Copy exactly the lines from the start of the data below through the one that carries "width=2.16cm, minimum height=1.26cm]", and only those.

Figure scripts
^^^^

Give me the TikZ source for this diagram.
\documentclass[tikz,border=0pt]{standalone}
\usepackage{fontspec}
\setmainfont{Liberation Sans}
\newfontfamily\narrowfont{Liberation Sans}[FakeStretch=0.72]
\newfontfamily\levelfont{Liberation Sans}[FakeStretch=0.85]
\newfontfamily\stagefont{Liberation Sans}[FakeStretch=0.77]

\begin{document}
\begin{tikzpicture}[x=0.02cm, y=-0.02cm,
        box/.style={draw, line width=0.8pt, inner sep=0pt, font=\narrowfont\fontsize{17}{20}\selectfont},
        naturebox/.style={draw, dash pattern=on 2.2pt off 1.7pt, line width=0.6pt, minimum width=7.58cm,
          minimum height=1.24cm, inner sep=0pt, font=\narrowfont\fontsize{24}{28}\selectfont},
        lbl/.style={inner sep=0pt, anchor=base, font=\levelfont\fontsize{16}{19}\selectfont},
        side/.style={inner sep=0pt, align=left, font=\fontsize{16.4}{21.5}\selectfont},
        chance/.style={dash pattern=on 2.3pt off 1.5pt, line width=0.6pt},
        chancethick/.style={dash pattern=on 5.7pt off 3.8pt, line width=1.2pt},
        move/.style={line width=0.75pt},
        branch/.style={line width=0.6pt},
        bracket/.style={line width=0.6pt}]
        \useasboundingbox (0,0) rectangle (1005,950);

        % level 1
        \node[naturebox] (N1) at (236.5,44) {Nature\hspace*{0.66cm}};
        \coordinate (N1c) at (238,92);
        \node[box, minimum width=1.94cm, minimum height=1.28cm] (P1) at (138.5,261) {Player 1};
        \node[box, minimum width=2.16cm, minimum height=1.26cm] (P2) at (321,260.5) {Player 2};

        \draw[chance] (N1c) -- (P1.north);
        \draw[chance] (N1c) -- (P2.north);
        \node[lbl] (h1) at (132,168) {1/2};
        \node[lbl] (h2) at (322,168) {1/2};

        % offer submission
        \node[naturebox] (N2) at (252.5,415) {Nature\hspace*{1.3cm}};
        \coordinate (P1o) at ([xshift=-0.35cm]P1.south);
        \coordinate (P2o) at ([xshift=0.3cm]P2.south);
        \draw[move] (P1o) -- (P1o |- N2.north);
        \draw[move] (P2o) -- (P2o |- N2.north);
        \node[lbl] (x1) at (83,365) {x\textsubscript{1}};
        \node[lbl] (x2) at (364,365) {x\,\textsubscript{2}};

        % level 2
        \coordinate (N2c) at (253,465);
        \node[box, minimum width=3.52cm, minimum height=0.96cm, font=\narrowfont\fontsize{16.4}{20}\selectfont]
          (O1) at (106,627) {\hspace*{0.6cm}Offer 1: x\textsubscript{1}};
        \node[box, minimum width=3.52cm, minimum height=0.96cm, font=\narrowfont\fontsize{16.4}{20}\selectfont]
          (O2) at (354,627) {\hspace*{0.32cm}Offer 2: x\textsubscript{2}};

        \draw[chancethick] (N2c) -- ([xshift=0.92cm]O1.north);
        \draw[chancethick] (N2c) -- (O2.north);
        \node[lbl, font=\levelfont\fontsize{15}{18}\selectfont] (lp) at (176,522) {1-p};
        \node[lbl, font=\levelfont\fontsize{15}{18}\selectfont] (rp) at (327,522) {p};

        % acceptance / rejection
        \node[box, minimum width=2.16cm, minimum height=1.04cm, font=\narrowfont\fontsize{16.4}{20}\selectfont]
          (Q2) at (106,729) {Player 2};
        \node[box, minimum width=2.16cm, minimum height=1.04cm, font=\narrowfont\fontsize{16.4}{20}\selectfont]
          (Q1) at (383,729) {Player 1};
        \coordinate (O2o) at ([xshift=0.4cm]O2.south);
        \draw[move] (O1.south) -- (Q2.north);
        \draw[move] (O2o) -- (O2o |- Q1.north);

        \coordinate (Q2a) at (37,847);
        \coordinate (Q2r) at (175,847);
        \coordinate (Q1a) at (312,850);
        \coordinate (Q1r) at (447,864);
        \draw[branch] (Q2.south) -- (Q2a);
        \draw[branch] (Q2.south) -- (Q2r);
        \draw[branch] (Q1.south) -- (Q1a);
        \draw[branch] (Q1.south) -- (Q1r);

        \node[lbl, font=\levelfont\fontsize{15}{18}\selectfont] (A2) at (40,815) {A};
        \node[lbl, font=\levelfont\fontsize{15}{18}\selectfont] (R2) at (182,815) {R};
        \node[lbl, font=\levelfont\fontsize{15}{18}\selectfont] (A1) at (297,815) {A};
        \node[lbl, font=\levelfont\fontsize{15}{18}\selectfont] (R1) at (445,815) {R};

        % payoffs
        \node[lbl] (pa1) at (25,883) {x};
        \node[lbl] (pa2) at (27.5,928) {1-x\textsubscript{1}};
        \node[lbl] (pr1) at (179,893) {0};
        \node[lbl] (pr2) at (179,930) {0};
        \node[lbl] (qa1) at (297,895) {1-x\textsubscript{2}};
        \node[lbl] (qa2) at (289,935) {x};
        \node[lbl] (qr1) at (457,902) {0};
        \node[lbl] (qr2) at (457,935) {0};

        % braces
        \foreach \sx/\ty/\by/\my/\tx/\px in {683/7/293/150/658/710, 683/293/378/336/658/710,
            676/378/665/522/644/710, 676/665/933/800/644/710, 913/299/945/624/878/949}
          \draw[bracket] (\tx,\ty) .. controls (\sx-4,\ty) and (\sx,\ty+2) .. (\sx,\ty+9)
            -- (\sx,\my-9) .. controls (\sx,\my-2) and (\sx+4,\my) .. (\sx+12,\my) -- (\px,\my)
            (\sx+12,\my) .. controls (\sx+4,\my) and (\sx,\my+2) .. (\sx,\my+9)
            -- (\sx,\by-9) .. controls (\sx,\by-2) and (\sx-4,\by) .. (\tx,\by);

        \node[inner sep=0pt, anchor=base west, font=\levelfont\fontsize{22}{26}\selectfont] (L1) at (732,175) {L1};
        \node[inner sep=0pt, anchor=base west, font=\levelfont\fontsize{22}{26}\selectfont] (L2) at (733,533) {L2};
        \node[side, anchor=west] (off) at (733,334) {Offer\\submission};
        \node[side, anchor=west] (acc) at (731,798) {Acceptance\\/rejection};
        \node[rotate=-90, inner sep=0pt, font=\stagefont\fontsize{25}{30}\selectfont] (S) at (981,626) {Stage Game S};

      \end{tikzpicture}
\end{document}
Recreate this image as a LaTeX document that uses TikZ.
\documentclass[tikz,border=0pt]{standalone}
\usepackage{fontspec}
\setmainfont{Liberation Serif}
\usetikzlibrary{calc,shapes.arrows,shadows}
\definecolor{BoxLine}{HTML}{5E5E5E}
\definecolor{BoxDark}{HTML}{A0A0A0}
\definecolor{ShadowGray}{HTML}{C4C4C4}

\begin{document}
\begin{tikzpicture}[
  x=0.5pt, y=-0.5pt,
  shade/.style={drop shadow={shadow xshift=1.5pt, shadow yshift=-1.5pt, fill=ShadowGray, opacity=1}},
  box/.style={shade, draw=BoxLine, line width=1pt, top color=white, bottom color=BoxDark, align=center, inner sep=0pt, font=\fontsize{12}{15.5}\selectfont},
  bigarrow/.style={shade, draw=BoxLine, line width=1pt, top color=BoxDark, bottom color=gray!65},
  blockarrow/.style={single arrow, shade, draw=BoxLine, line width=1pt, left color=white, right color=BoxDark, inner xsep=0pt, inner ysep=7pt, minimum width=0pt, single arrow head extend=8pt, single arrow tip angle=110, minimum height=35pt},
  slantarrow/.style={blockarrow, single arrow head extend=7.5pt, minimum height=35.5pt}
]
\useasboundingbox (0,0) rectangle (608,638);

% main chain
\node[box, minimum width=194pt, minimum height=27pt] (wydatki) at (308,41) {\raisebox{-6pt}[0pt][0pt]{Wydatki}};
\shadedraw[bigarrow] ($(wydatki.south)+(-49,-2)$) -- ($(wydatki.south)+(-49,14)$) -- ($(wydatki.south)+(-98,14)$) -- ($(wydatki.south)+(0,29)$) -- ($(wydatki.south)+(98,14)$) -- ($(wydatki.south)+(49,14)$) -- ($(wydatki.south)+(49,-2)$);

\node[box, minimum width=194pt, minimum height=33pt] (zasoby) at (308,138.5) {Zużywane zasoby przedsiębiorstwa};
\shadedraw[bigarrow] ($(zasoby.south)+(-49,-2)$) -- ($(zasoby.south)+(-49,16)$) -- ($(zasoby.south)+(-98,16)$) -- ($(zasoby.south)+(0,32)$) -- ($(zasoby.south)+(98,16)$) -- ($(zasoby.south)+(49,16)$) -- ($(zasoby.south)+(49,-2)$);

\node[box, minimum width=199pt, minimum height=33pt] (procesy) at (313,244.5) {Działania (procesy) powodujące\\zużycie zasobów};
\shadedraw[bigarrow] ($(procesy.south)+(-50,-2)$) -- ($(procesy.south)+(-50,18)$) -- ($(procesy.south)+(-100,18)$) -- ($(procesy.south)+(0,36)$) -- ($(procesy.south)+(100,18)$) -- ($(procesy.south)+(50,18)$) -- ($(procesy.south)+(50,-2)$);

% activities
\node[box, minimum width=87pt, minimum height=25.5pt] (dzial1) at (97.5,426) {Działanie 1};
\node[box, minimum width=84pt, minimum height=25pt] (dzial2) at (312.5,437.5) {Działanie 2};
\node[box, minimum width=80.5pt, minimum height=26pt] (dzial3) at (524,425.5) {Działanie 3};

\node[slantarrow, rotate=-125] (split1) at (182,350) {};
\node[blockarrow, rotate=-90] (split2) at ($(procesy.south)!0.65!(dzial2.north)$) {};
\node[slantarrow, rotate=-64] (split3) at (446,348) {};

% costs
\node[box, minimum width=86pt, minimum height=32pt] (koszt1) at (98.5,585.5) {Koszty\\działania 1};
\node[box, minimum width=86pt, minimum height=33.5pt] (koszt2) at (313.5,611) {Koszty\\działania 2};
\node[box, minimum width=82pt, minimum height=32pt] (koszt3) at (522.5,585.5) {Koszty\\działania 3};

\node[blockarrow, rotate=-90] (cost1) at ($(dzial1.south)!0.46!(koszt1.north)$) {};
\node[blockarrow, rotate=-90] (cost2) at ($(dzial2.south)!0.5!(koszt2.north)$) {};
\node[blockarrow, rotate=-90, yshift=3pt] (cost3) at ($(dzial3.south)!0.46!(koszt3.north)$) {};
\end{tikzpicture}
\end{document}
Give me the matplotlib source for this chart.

^^^^

OUTPUT:
Give me the TikZ source for this diagram.
\documentclass[tikz,border=0pt]{standalone}
\usepackage{fontspec}
\setmainfont{Liberation Sans}
\newfontfamily\narrowfont{Liberation Sans}[FakeStretch=0.72]
\newfontfamily\levelfont{Liberation Sans}[FakeStretch=0.85]
\newfontfamily\stagefont{Liberation Sans}[FakeStretch=0.77]

\begin{document}
\begin{tikzpicture}[x=0.02cm, y=-0.02cm,
        box/.style={draw, line width=0.8pt, inner sep=0pt, font=\narrowfont\fontsize{17}{20}\selectfont},
        naturebox/.style={draw, dash pattern=on 2.2pt off 1.7pt, line width=0.6pt, minimum width=7.58cm,
          minimum height=1.24cm, inner sep=0pt, font=\narrowfont\fontsize{24}{28}\selectfont},
        lbl/.style={inner sep=0pt, anchor=base, font=\levelfont\fontsize{16}{19}\selectfont},
        side/.style={inner sep=0pt, align=left, font=\fontsize{16.4}{21.5}\selectfont},
        chance/.style={dash pattern=on 2.3pt off 1.5pt, line width=0.6pt},
        chancethick/.style={dash pattern=on 5.7pt off 3.8pt, line width=1.2pt},
        move/.style={line width=0.75pt},
        branch/.style={line width=0.6pt},
        bracket/.style={line width=0.6pt}]
        \useasboundingbox (0,0) rectangle (1005,950);

        % level 1
        \node[naturebox] (N1) at (236.5,44) {Nature\hspace*{0.66cm}};
        \coordinate (N1c) at (238,92);
        \node[box, minimum width=1.94cm, minimum height=1.28cm] (P1) at (138.5,261) {Player 1};
        \node[box, minimum width=2.16cm, minimum height=1.26cm] (P2) at (321,260.5) {Player 2};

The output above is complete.